### WHAT THE TASK ASKS
Beneath this line sits some data. Return only its lines from the one holding "Clone this chart in matplotlib." through the one holding "C_BAND = '#E6D7F7'", inclusive, exactly, with the images removed.

### RAW DATA
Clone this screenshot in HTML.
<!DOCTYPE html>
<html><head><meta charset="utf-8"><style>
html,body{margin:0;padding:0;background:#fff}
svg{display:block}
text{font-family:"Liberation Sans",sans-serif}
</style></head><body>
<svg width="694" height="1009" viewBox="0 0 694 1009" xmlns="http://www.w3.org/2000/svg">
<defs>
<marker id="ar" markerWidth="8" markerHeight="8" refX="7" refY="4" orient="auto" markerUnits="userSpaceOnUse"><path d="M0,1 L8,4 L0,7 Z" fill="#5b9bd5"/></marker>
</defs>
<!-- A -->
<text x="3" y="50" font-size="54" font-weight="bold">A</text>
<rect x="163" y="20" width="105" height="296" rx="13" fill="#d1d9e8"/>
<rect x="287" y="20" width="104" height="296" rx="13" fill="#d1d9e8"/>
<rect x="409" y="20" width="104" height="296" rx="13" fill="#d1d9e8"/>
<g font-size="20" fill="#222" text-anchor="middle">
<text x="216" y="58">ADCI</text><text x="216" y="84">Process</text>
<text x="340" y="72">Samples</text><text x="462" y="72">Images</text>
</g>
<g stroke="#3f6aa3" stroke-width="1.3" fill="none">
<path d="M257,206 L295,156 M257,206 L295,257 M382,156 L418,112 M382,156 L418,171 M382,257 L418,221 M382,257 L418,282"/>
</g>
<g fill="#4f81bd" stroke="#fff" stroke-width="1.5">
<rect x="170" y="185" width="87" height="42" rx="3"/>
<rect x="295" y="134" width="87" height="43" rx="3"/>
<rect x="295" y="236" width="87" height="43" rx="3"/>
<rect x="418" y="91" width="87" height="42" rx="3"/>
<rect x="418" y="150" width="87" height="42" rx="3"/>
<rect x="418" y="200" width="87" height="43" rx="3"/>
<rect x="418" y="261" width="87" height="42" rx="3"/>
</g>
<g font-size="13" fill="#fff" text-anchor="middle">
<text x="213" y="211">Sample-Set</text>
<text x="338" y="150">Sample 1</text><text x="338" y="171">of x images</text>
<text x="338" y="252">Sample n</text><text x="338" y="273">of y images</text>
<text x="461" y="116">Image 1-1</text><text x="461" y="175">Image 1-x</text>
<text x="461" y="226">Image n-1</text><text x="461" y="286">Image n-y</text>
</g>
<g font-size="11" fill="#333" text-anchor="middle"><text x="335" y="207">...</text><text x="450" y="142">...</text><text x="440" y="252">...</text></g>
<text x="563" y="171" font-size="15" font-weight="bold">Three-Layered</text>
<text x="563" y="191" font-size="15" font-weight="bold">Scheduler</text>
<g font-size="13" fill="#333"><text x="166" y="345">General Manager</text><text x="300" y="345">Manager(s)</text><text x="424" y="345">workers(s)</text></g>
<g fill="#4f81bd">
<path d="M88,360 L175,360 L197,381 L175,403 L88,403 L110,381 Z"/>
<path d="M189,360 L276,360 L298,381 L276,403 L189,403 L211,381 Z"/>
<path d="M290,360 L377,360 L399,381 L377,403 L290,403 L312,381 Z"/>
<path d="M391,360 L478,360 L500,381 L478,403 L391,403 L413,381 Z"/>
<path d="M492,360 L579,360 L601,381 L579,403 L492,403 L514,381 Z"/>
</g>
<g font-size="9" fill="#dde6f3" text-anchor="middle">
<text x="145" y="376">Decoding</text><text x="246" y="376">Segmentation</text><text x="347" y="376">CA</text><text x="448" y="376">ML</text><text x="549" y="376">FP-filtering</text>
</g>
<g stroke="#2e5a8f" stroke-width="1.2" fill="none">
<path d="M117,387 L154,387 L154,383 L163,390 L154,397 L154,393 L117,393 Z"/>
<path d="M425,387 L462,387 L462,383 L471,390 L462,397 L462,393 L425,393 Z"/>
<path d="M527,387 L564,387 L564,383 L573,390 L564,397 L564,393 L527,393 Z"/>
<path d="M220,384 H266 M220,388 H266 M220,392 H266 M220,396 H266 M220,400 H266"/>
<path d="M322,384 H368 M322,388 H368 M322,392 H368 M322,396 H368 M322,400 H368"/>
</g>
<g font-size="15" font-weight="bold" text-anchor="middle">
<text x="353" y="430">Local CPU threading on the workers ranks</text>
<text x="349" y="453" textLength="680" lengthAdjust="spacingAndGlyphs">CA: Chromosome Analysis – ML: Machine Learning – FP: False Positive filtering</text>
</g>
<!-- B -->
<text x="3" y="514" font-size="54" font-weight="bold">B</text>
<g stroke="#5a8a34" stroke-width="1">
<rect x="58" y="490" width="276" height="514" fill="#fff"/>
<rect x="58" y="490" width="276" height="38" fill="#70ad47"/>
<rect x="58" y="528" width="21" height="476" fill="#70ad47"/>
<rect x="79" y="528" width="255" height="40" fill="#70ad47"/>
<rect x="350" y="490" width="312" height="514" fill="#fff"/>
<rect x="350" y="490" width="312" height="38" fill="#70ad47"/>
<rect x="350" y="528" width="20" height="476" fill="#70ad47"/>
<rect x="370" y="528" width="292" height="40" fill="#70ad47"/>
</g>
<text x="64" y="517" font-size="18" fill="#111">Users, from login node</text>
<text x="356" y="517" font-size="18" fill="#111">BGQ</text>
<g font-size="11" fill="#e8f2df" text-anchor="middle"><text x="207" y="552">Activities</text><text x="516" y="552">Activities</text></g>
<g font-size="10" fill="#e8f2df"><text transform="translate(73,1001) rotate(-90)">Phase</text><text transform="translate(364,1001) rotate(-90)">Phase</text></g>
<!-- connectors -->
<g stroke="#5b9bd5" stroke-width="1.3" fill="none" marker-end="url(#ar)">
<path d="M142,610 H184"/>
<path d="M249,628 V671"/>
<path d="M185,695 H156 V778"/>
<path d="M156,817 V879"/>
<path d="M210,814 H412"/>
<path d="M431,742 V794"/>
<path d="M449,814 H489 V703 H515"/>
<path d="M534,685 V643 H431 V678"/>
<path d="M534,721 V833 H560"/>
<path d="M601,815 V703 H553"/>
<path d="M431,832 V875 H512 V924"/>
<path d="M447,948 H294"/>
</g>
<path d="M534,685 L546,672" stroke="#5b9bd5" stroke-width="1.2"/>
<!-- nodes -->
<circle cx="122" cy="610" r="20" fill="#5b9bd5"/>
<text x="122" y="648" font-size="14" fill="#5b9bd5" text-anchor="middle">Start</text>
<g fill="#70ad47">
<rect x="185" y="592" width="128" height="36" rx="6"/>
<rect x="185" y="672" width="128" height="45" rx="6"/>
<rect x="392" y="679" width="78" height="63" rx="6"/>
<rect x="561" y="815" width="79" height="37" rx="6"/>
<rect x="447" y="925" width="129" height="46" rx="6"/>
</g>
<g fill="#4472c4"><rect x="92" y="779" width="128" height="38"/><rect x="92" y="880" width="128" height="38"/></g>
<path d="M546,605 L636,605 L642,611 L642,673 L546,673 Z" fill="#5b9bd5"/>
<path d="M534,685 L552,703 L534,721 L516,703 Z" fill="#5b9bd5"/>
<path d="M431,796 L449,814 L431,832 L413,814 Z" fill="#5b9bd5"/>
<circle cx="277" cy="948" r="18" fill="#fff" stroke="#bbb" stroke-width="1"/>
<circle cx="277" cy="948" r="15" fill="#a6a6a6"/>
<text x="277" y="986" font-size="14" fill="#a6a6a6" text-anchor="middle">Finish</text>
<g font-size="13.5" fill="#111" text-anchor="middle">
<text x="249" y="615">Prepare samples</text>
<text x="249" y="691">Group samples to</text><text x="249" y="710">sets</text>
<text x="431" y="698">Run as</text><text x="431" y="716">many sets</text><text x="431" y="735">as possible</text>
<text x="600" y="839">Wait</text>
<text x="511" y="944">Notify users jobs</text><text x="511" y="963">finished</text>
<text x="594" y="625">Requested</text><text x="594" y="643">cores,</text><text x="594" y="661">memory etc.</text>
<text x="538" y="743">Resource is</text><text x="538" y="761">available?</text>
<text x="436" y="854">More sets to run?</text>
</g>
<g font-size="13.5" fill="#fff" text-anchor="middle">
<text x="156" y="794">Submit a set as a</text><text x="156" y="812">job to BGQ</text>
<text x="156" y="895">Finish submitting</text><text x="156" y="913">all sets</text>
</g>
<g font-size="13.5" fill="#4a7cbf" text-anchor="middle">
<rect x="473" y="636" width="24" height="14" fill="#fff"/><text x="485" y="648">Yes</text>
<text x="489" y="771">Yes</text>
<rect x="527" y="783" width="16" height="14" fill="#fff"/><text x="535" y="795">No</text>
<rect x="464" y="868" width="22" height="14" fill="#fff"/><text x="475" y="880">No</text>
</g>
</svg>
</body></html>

--

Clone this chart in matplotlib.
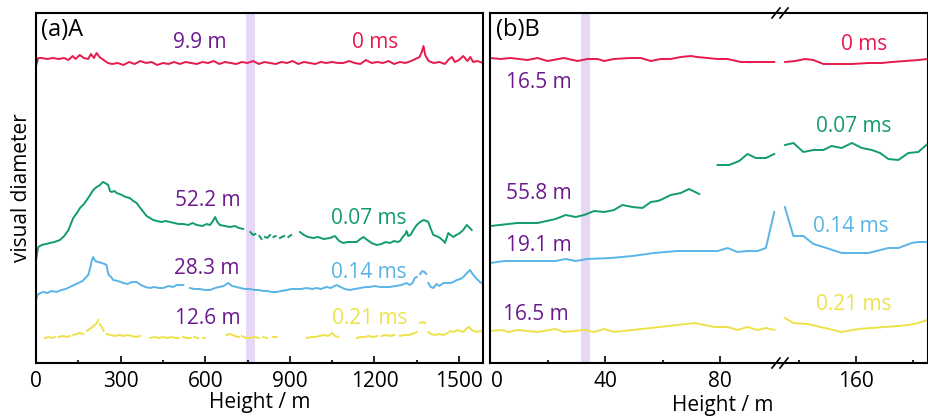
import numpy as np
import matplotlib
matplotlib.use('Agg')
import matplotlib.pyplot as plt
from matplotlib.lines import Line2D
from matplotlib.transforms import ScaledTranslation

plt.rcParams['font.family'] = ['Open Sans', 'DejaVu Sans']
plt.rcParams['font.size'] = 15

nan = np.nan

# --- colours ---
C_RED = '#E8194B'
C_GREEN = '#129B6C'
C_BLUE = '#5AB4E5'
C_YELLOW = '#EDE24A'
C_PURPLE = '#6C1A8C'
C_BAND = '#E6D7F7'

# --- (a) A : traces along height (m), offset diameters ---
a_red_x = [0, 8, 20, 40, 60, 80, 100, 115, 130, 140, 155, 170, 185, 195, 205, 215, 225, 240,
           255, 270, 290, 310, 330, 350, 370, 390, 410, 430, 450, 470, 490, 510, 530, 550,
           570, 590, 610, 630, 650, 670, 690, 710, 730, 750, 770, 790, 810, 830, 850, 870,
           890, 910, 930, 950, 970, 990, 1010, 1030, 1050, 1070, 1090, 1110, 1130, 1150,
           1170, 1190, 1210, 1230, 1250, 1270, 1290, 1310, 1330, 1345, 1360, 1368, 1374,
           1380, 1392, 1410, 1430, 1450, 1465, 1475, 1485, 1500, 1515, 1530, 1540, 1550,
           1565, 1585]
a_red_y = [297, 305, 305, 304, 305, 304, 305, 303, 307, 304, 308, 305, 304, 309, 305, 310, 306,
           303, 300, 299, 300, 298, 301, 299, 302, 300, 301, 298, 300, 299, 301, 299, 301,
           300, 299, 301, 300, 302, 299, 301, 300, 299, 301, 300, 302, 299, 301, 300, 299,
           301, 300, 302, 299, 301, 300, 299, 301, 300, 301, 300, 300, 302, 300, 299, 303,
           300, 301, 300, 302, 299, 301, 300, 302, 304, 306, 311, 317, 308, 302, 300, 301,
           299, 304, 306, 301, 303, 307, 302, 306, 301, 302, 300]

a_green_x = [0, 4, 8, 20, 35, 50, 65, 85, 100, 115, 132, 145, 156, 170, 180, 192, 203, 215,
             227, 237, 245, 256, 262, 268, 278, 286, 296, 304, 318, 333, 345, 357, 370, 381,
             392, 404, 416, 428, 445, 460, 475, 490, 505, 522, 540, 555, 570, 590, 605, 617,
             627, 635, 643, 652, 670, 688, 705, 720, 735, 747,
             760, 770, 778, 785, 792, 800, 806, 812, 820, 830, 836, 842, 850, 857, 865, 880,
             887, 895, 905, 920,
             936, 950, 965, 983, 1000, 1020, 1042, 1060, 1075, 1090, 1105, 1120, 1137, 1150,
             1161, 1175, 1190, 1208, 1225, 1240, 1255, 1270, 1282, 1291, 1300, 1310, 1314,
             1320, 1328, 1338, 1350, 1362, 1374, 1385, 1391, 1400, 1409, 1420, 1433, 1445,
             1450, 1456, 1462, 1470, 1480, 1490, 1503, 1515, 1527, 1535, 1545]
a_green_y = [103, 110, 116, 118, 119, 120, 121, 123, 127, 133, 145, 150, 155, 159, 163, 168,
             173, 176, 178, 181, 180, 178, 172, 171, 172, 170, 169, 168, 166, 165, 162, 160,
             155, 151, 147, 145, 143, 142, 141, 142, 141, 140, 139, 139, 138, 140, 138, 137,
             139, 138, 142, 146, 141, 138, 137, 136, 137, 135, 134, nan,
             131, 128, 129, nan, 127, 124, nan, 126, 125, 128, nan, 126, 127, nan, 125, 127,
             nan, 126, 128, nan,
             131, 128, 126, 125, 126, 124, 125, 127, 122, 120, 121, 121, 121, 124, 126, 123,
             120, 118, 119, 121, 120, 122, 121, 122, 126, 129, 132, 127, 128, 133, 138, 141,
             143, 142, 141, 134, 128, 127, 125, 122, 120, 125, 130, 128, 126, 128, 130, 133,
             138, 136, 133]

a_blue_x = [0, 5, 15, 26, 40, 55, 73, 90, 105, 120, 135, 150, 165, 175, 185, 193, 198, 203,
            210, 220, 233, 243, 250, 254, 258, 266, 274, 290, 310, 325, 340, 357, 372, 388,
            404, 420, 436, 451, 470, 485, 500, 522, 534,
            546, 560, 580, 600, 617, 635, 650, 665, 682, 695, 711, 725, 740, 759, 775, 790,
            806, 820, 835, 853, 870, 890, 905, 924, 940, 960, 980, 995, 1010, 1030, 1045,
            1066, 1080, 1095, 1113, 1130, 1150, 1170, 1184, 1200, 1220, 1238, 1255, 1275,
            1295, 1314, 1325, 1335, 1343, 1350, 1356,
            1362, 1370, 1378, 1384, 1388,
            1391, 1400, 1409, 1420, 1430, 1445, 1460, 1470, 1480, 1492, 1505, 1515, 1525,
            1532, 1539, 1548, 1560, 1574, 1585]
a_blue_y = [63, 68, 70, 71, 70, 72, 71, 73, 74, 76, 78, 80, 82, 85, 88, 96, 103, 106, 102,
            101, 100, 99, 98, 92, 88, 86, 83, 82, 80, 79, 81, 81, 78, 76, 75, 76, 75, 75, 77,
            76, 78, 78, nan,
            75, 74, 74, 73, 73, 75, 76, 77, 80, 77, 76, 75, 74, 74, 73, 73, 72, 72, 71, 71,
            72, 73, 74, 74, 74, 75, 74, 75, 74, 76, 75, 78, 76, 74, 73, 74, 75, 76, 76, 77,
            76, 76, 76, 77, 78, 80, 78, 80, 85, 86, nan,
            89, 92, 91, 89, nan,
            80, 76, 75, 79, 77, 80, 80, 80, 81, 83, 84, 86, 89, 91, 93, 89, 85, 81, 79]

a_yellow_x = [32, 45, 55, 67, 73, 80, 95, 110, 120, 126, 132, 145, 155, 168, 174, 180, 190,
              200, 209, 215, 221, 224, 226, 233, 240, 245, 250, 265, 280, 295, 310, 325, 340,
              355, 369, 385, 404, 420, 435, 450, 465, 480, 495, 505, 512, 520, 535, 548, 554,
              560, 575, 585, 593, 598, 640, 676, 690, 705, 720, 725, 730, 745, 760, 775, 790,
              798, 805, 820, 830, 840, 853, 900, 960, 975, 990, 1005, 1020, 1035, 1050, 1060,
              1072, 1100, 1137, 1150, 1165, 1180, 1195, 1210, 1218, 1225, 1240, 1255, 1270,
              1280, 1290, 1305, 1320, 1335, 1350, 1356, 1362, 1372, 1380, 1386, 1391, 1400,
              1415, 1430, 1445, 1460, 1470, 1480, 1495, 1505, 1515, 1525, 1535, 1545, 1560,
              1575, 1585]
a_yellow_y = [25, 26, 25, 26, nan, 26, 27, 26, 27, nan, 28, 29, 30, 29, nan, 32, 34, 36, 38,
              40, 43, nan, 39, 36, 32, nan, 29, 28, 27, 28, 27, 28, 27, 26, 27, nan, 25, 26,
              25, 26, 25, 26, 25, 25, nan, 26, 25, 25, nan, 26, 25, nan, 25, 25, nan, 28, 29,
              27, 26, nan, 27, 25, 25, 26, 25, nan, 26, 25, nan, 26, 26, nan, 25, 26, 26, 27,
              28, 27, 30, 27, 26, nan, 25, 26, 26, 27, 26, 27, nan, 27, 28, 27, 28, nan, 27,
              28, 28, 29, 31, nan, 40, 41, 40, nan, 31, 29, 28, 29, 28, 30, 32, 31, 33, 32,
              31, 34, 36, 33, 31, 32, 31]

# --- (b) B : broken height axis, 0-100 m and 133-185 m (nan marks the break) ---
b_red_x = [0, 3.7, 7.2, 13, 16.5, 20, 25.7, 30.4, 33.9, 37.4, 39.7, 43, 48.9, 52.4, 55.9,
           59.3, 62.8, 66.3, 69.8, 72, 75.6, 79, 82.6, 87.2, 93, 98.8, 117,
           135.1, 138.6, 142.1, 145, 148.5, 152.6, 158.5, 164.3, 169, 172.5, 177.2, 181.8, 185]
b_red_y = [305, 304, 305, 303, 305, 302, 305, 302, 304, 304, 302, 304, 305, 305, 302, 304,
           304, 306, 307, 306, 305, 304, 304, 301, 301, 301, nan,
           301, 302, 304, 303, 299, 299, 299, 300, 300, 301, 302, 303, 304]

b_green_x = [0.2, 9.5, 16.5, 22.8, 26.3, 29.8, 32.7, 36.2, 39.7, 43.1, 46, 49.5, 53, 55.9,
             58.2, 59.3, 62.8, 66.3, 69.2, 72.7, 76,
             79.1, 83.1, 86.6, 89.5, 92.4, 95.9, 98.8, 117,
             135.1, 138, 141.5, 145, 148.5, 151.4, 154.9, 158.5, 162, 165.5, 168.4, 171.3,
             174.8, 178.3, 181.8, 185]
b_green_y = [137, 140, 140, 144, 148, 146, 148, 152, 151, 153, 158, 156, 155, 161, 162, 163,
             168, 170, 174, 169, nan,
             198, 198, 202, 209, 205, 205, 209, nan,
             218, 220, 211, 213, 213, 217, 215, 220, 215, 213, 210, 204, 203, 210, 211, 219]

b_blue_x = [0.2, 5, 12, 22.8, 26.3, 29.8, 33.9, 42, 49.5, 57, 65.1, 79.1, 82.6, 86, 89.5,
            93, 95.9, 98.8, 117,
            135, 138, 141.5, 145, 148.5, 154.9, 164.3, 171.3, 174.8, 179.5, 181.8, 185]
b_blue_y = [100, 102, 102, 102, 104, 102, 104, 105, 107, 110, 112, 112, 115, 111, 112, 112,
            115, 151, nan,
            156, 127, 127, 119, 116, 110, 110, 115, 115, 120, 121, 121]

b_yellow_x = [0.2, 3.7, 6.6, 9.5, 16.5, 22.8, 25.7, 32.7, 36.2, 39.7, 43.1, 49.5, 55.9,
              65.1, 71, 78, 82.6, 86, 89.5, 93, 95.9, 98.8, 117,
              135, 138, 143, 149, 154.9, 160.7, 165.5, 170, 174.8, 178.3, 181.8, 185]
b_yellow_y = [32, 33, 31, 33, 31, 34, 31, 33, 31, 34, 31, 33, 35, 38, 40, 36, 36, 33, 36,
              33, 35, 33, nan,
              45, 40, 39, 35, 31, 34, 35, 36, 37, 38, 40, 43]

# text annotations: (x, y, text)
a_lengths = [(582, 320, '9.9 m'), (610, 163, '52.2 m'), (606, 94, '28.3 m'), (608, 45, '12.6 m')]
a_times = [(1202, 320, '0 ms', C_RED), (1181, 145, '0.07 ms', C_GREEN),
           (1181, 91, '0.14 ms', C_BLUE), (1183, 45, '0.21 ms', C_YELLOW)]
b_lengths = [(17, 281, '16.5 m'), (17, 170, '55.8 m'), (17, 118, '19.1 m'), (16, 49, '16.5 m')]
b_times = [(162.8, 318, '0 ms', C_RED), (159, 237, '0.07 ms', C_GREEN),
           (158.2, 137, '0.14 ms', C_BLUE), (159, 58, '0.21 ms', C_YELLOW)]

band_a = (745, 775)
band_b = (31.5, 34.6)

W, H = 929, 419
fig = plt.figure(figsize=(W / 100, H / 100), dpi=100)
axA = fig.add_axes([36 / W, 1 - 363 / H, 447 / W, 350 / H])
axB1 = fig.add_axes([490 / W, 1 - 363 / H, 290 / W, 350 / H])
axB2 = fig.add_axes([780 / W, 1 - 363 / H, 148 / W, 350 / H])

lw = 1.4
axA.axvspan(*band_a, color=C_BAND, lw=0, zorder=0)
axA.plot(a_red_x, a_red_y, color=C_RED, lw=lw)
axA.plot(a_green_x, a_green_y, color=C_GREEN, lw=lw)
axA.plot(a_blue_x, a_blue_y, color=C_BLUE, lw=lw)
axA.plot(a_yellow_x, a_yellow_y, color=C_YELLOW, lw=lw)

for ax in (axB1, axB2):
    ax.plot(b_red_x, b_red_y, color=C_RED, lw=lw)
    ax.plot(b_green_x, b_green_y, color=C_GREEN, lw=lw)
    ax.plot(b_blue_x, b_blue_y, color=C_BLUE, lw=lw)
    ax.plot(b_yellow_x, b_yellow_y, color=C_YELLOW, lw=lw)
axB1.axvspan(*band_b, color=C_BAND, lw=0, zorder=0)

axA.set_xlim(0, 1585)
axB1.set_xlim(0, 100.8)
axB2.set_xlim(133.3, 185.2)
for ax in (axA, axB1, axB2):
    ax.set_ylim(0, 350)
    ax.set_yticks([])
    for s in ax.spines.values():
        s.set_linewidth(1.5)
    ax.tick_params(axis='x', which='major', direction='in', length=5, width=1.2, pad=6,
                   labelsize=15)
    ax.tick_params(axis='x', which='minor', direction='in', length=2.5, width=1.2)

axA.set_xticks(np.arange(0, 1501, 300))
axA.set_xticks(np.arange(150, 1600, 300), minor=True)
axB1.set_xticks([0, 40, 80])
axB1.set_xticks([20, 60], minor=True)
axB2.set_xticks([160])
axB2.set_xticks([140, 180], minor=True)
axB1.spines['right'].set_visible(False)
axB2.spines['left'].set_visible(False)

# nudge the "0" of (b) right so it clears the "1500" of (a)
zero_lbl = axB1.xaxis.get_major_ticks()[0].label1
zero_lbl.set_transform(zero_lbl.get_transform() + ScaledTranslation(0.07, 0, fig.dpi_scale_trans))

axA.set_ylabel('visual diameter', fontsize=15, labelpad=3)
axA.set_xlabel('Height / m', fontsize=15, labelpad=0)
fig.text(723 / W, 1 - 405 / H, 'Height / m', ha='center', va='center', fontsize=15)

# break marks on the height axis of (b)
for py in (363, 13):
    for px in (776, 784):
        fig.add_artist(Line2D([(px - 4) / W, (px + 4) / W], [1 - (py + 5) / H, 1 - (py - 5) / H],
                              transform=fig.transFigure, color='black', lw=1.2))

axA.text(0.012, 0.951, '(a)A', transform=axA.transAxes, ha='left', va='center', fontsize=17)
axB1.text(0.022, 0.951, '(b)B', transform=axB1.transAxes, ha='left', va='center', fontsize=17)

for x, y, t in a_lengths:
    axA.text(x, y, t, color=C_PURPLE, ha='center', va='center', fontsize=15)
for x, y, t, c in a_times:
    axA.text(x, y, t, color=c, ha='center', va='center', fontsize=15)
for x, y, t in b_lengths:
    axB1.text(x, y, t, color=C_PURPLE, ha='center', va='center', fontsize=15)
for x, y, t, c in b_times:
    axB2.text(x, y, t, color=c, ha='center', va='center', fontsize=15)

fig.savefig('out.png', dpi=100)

### ANSWER TO THE EXERCISE
Clone this chart in matplotlib.
import numpy as np
import matplotlib
matplotlib.use('Agg')
import matplotlib.pyplot as plt
from matplotlib.lines import Line2D
from matplotlib.transforms import ScaledTranslation

plt.rcParams['font.family'] = ['Open Sans', 'DejaVu Sans']
plt.rcParams['font.size'] = 15

nan = np.nan

# --- colours ---
C_RED = '#E8194B'
C_GREEN = '#129B6C'
C_BLUE = '#5AB4E5'
C_YELLOW = '#EDE24A'
C_PURPLE = '#6C1A8C'
C_BAND = '#E6D7F7'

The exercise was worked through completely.